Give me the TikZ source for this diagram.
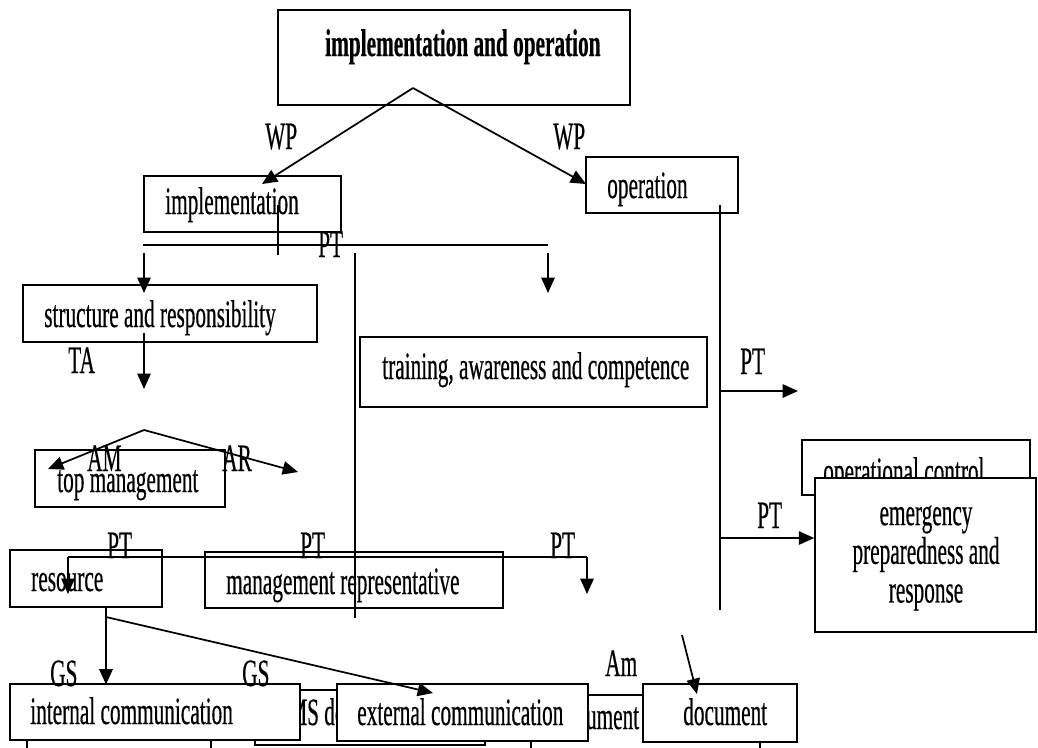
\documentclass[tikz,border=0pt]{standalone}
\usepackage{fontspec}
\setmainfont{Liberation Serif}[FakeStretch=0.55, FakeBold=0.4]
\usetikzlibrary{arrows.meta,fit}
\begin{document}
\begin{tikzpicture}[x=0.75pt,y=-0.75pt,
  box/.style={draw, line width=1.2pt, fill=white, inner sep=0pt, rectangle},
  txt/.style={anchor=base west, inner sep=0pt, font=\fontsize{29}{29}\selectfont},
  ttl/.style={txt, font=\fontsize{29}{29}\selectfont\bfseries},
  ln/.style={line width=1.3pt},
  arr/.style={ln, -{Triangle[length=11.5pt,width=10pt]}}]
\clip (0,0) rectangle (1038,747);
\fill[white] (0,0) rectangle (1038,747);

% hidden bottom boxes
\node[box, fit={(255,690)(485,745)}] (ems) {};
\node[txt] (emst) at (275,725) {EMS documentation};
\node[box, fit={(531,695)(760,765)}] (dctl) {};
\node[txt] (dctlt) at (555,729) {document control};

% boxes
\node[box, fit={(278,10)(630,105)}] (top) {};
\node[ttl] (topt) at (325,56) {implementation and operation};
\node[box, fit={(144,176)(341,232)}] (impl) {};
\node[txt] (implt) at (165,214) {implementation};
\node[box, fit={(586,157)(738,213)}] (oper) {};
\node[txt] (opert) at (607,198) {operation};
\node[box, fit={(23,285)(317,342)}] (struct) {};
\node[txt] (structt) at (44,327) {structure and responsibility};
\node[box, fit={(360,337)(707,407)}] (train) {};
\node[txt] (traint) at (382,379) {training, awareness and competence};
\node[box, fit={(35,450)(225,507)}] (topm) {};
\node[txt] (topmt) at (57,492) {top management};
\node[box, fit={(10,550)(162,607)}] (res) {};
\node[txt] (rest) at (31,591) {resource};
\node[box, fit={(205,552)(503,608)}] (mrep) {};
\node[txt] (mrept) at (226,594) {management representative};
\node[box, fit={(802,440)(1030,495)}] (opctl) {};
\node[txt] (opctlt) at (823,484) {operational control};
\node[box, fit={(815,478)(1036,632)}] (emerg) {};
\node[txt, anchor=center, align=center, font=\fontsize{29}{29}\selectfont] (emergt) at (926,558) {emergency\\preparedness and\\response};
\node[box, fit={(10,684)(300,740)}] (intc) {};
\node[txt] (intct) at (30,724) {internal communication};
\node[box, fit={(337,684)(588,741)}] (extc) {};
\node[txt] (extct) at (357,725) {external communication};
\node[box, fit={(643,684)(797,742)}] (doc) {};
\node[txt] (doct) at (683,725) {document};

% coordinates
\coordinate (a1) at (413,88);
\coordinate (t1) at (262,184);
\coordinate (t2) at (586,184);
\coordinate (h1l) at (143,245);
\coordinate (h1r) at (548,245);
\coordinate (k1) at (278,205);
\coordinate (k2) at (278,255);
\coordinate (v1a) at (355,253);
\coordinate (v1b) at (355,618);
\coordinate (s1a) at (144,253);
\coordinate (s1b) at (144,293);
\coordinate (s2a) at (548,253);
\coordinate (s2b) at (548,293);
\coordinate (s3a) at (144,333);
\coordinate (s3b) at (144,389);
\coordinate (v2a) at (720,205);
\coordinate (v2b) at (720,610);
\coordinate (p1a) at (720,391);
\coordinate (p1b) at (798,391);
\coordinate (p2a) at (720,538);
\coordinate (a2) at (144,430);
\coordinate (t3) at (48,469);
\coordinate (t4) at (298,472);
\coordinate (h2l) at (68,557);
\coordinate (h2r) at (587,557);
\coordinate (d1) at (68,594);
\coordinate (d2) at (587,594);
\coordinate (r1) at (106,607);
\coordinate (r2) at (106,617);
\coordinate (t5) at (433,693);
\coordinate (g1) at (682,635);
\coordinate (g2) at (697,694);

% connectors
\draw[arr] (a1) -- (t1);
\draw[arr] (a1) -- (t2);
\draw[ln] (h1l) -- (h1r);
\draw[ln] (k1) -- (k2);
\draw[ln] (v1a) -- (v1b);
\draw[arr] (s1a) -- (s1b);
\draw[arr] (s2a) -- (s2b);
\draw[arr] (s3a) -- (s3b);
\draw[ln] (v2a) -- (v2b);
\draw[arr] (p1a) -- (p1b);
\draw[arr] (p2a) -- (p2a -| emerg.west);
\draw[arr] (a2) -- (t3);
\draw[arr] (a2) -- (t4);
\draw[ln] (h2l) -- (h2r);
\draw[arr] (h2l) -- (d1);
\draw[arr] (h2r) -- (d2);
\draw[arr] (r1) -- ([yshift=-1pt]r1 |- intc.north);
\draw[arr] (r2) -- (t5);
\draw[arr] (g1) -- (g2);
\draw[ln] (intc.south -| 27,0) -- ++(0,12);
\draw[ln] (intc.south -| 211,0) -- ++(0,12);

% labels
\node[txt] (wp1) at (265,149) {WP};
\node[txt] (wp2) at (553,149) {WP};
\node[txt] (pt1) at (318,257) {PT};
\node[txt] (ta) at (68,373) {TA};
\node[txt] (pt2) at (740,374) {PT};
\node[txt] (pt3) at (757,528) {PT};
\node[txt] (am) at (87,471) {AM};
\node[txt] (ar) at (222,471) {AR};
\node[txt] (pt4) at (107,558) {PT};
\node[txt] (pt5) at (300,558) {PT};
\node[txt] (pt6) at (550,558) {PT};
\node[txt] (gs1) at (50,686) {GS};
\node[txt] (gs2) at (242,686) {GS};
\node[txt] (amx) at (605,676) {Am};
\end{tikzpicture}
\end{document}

******************************

The task
Repeat the listing above exactly from its first line to the line containing "(dctlt) at (555,729)", both included, and omit the pictures.

Full response
Give me the TikZ source for this diagram.
\documentclass[tikz,border=0pt]{standalone}
\usepackage{fontspec}
\setmainfont{Liberation Serif}[FakeStretch=0.55, FakeBold=0.4]
\usetikzlibrary{arrows.meta,fit}
\begin{document}
\begin{tikzpicture}[x=0.75pt,y=-0.75pt,
  box/.style={draw, line width=1.2pt, fill=white, inner sep=0pt, rectangle},
  txt/.style={anchor=base west, inner sep=0pt, font=\fontsize{29}{29}\selectfont},
  ttl/.style={txt, font=\fontsize{29}{29}\selectfont\bfseries},
  ln/.style={line width=1.3pt},
  arr/.style={ln, -{Triangle[length=11.5pt,width=10pt]}}]
\clip (0,0) rectangle (1038,747);
\fill[white] (0,0) rectangle (1038,747);

% hidden bottom boxes
\node[box, fit={(255,690)(485,745)}] (ems) {};
\node[txt] (emst) at (275,725) {EMS documentation};
\node[box, fit={(531,695)(760,765)}] (dctl) {};
\node[txt] (dctlt) at (555,729) {document control};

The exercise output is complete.